» The exercise:
Copy all of the material word for word, except for the pictures.

» Provided material:

-=-=-=-=-

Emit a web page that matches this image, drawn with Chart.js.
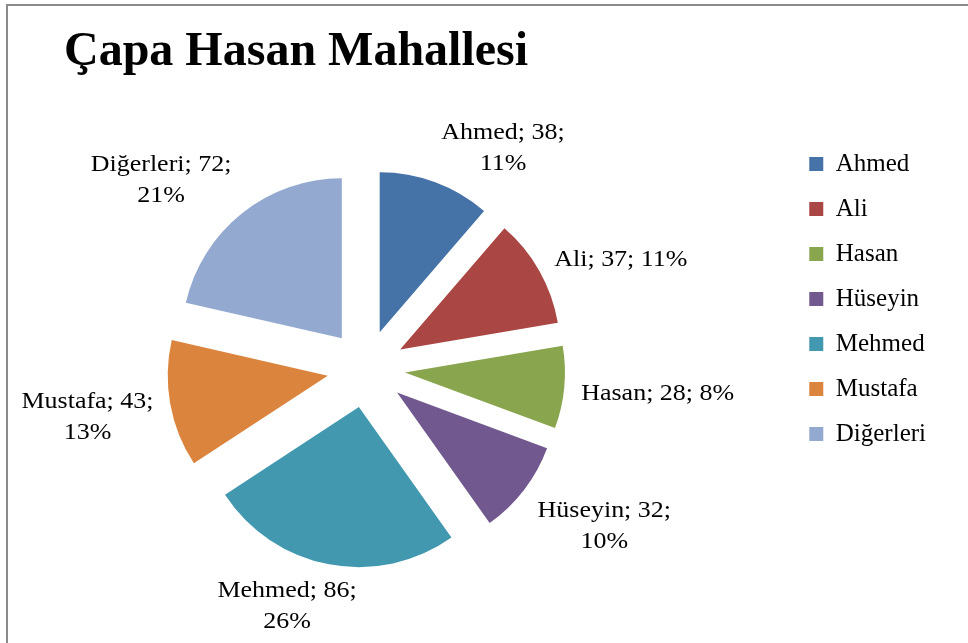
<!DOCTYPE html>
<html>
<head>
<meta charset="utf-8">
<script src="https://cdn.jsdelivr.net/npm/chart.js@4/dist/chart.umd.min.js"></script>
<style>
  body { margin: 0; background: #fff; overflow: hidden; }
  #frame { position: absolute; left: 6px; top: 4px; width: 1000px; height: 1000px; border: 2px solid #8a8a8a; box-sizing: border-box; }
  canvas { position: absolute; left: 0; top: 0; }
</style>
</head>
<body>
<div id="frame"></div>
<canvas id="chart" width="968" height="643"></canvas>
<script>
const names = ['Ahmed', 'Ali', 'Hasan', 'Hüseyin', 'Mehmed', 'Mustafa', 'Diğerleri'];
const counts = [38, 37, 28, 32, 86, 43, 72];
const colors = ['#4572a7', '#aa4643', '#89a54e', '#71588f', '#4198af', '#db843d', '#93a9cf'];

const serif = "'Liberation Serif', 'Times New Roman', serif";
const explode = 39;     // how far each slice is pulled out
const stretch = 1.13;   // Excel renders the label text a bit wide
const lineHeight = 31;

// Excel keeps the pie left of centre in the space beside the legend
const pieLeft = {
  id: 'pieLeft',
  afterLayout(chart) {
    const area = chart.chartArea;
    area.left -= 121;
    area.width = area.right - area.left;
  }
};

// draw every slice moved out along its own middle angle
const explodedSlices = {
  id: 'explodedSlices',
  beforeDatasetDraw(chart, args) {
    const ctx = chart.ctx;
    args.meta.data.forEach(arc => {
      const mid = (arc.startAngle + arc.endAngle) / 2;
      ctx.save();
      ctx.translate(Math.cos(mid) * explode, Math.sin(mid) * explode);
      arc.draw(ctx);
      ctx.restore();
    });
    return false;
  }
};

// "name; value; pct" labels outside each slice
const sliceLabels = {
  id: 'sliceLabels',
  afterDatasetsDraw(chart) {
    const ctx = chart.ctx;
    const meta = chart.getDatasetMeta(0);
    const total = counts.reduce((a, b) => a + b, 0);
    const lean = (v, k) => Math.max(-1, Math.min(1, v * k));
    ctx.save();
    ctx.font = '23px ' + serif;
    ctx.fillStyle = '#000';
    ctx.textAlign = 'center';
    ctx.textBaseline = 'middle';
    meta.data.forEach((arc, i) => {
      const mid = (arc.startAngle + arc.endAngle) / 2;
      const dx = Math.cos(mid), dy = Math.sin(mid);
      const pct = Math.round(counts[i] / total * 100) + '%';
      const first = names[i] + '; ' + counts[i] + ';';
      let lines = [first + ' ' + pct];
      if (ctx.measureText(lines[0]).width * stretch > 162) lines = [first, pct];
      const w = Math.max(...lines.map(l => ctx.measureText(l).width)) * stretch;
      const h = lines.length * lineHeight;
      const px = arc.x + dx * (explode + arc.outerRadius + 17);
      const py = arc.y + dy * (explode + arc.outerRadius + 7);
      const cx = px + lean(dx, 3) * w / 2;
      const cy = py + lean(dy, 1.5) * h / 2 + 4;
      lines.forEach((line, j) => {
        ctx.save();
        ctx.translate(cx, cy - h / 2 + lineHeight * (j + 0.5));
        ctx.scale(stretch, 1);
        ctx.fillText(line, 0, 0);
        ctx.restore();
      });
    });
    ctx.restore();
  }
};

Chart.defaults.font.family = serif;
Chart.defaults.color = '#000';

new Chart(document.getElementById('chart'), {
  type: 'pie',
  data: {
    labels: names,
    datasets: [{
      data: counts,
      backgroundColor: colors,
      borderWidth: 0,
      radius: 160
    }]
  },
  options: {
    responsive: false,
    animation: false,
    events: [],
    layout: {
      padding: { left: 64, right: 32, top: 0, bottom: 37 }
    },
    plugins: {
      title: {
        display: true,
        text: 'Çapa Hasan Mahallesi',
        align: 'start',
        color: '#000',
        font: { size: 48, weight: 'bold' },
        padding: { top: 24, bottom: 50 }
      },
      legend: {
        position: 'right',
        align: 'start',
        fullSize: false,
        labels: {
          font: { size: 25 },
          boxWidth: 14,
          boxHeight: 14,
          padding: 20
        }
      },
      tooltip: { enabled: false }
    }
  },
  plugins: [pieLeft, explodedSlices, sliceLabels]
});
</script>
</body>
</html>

-=-=-=-=-

» Task response:
Emit a web page that matches this image, drawn with Chart.js.
<!DOCTYPE html>
<html>
<head>
<meta charset="utf-8">
<script src="https://cdn.jsdelivr.net/npm/chart.js@4/dist/chart.umd.min.js"></script>
<style>
  body { margin: 0; background: #fff; overflow: hidden; }
  #frame { position: absolute; left: 6px; top: 4px; width: 1000px; height: 1000px; border: 2px solid #8a8a8a; box-sizing: border-box; }
  canvas { position: absolute; left: 0; top: 0; }
</style>
</head>
<body>
<div id="frame"></div>
<canvas id="chart" width="968" height="643"></canvas>
<script>
const names = ['Ahmed', 'Ali', 'Hasan', 'Hüseyin', 'Mehmed', 'Mustafa', 'Diğerleri'];
const counts = [38, 37, 28, 32, 86, 43, 72];
const colors = ['#4572a7', '#aa4643', '#89a54e', '#71588f', '#4198af', '#db843d', '#93a9cf'];

const serif = "'Liberation Serif', 'Times New Roman', serif";
const explode = 39;     // how far each slice is pulled out
const stretch = 1.13;   // Excel renders the label text a bit wide
const lineHeight = 31;

// Excel keeps the pie left of centre in the space beside the legend
const pieLeft = {
  id: 'pieLeft',
  afterLayout(chart) {
    const area = chart.chartArea;
    area.left -= 121;
    area.width = area.right - area.left;
  }
};

// draw every slice moved out along its own middle angle
const explodedSlices = {
  id: 'explodedSlices',
  beforeDatasetDraw(chart, args) {
    const ctx = chart.ctx;
    args.meta.data.forEach(arc => {
      const mid = (arc.startAngle + arc.endAngle) / 2;
      ctx.save();
      ctx.translate(Math.cos(mid) * explode, Math.sin(mid) * explode);
      arc.draw(ctx);
      ctx.restore();
    });
    return false;
  }
};

// "name; value; pct" labels outside each slice
const sliceLabels = {
  id: 'sliceLabels',
  afterDatasetsDraw(chart) {
    const ctx = chart.ctx;
    const meta = chart.getDatasetMeta(0);
    const total = counts.reduce((a, b) => a + b, 0);
    const lean = (v, k) => Math.max(-1, Math.min(1, v * k));
    ctx.save();
    ctx.font = '23px ' + serif;
    ctx.fillStyle = '#000';
    ctx.textAlign = 'center';
    ctx.textBaseline = 'middle';
    meta.data.forEach((arc, i) => {
      const mid = (arc.startAngle + arc.endAngle) / 2;
      const dx = Math.cos(mid), dy = Math.sin(mid);
      const pct = Math.round(counts[i] / total * 100) + '%';
      const first = names[i] + '; ' + counts[i] + ';';
      let lines = [first + ' ' + pct];
      if (ctx.measureText(lines[0]).width * stretch > 162) lines = [first, pct];
      const w = Math.max(...lines.map(l => ctx.measureText(l).width)) * stretch;
      const h = lines.length * lineHeight;
      const px = arc.x + dx * (explode + arc.outerRadius + 17);
      const py = arc.y + dy * (explode + arc.outerRadius + 7);
      const cx = px + lean(dx, 3) * w / 2;
      const cy = py + lean(dy, 1.5) * h / 2 + 4;
      lines.forEach((line, j) => {
        ctx.save();
        ctx.translate(cx, cy - h / 2 + lineHeight * (j + 0.5));
        ctx.scale(stretch, 1);
        ctx.fillText(line, 0, 0);
        ctx.restore();
      });
    });
    ctx.restore();
  }
};

Chart.defaults.font.family = serif;
Chart.defaults.color = '#000';

new Chart(document.getElementById('chart'), {
  type: 'pie',
  data: {
    labels: names,
    datasets: [{
      data: counts,
      backgroundColor: colors,
      borderWidth: 0,
      radius: 160
    }]
  },
  options: {
    responsive: false,
    animation: false,
    events: [],
    layout: {
      padding: { left: 64, right: 32, top: 0, bottom: 37 }
    },
    plugins: {
      title: {
        display: true,
        text: 'Çapa Hasan Mahallesi',
        align: 'start',
        color: '#000',
        font: { size: 48, weight: 'bold' },
        padding: { top: 24, bottom: 50 }
      },
      legend: {
        position: 'right',
        align: 'start',
        fullSize: false,
        labels: {
          font: { size: 25 },
          boxWidth: 14,
          boxHeight: 14,
          padding: 20
        }
      },
      tooltip: { enabled: false }
    }
  },
  plugins: [pieLeft, explodedSlices, sliceLabels]
});
</script>
</body>
</html>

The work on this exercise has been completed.